民事執行法 動産に対する強制執行

民事執行法122条~ 動産執行

 

・動産執行の開始等(122条)

動産に対する強制執行は、執行官が目的物に対する差押えにより開始されます。

 

・債務者の占有する動産の差押え(123条)

債務者の占有する動産の差押えは、執行官が動産を占有して行います。

動産の差押えに当たっては、執行官はかなり強力な権限があります。債務者の住居に立ち入り、捜索することができます。債務者の金庫内に目的物がある場合なら、解錠するための措置を取ることだってできます。

執行官は、相当と認める場合には、差押物を債務者に保管させ、さらには使用させることができます。(ただ、債務者が勝手に売却したりすることもあるようなので、持ち帰ったほうが良いと思われますが・・・。)

 

・債務者以外の者が占有する動産の差押え(124条)

強制執行の目的物が動産である場合は、第三者がその動産を占有している場合であっても、差し押さえることができます。ただし、第三者に対する動産の差押えの場合は、強制的に金庫を開ける等の執行はできません。

 

・二重差押えの禁止及び事件の併合(125条)

動産執行では、二重差押えは禁止されています。

動産執行が同時に行われた場合は、先行事件と後行事件が併合されます。

動産執行が併合されると、後行事件で差し押さえた動産は、先行事件で差し押さえられたものとみなされます。また、先行事件が取下げ又は効力を失った場合は、先行事件で差し押さえられた動産は、後行事件で差し押さえられたものとみなされます。
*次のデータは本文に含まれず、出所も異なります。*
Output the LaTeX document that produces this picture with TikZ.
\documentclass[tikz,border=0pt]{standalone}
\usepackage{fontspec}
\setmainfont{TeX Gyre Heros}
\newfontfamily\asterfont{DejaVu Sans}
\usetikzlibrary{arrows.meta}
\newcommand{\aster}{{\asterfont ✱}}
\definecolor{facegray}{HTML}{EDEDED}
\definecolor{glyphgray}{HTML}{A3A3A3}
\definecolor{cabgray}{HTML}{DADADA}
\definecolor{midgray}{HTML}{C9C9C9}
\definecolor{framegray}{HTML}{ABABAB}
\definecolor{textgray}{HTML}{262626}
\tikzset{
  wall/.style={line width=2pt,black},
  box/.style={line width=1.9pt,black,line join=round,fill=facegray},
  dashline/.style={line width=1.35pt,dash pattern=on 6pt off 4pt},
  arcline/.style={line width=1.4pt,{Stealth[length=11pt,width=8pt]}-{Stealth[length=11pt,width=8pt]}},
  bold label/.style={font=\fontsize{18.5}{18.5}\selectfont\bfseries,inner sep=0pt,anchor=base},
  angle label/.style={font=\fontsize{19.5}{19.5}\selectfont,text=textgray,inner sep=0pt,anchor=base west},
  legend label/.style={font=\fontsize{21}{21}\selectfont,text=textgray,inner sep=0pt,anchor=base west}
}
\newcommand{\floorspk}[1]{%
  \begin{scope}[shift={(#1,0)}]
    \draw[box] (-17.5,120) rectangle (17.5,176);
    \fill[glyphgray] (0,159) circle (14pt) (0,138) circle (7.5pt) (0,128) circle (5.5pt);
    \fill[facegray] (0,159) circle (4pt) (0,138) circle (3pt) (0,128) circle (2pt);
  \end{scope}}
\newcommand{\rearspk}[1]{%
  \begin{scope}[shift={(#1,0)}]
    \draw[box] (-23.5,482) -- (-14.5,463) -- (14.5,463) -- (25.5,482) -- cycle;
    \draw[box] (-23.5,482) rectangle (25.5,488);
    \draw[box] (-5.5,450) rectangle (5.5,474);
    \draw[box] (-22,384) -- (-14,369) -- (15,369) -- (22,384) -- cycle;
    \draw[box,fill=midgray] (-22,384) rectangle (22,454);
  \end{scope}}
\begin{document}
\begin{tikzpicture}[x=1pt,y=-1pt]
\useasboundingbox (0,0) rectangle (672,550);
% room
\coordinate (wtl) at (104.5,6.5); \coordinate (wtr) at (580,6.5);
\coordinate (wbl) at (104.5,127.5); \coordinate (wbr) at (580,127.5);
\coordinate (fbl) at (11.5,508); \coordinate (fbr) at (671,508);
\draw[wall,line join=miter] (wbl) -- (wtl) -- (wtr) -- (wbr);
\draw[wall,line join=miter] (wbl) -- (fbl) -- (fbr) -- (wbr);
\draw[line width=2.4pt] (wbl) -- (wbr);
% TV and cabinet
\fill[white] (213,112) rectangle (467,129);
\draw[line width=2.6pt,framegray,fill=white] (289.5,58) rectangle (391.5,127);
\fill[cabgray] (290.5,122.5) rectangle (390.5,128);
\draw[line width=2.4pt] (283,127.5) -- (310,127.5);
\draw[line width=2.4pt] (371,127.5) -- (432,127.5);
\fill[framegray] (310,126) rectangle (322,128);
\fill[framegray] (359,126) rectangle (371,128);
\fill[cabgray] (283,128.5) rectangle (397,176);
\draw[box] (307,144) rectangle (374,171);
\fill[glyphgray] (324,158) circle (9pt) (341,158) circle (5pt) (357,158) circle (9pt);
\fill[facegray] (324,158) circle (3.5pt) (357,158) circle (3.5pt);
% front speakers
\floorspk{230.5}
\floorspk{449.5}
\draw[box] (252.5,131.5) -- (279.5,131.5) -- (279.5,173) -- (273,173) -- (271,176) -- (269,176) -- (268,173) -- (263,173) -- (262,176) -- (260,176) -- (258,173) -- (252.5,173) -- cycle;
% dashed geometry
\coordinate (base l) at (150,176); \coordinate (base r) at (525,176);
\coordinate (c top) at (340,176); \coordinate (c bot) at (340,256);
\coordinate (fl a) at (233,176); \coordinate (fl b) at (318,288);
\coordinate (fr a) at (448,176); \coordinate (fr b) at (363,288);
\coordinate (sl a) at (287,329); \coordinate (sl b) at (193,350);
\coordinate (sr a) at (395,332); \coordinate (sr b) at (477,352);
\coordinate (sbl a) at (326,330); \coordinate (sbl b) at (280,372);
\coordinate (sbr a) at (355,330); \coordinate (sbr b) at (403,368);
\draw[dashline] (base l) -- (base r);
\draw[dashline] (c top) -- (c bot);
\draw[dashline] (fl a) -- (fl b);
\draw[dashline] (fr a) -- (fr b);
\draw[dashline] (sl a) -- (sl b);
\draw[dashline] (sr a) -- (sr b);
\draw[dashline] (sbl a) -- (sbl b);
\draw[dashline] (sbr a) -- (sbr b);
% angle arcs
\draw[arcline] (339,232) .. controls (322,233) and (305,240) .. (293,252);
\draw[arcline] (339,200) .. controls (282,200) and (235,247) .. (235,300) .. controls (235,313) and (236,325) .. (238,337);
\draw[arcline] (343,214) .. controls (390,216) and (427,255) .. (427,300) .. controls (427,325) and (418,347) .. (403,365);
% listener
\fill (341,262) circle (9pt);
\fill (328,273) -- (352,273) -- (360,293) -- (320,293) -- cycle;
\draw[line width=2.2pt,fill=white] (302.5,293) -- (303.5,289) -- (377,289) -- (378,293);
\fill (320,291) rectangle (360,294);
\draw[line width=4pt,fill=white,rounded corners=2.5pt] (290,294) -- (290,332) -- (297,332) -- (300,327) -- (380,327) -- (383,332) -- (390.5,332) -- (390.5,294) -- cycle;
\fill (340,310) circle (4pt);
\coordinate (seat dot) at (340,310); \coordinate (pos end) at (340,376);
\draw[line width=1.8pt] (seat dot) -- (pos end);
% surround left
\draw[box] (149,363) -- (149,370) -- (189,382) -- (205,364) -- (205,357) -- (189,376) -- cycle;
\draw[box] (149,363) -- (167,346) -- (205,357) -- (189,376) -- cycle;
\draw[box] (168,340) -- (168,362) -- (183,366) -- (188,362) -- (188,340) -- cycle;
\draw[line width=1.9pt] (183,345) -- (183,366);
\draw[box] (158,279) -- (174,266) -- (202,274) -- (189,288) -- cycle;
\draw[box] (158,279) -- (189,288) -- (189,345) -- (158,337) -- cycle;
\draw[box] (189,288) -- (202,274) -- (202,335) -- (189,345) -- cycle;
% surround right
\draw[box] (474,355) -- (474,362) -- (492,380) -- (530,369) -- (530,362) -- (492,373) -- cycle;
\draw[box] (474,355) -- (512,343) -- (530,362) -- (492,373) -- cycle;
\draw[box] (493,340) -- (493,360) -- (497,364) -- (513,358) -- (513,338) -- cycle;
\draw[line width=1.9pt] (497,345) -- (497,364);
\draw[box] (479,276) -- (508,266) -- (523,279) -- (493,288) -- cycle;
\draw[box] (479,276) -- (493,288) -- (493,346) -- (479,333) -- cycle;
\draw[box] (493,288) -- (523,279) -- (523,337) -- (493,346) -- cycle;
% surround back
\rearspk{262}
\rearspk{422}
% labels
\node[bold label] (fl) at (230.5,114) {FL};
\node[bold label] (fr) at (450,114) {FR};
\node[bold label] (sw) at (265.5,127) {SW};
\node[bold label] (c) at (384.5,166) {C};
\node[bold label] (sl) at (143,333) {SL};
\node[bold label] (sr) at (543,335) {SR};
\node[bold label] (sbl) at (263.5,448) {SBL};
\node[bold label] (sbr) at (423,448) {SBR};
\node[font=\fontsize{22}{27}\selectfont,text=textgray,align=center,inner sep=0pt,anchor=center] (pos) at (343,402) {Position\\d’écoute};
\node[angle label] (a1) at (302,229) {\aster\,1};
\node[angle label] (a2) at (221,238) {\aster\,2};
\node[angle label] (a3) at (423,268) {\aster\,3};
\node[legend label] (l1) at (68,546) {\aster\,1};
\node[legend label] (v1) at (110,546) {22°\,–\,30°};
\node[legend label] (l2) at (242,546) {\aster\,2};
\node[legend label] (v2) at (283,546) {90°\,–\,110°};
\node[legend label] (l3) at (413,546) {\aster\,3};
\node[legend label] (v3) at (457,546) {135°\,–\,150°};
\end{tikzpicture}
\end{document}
同様に仮差押執行事件と動産執行事件が併合した場合は、動産執行が優先されます。

 

・差押えの効力が及ぶ範囲(126条)

差押えの効力は、差押物の天然果実にも及びます。つまり、法定果実には及ばないということになりますね。リンゴの木を差し押さえたら、リンゴの実には差押えの効力が及ぶけど、債務者が行ったリンゴの木の動産賃貸借契約の賃貸料には及ばないということになりますね…。(税理士試験だと、例外的として差押債権の利息には差押えの効力が及ぶと学ぶようです。)

 

・超過差押えの禁止等(128条)

動産の差押えでは、差押債権者の債権及び執行費用を超えて差押えを行うことはできません。もし、その費用を超えて差押えを行ったことが明らかになった場合は、執行官は、その超過分の差押えを取り消さなければなりません。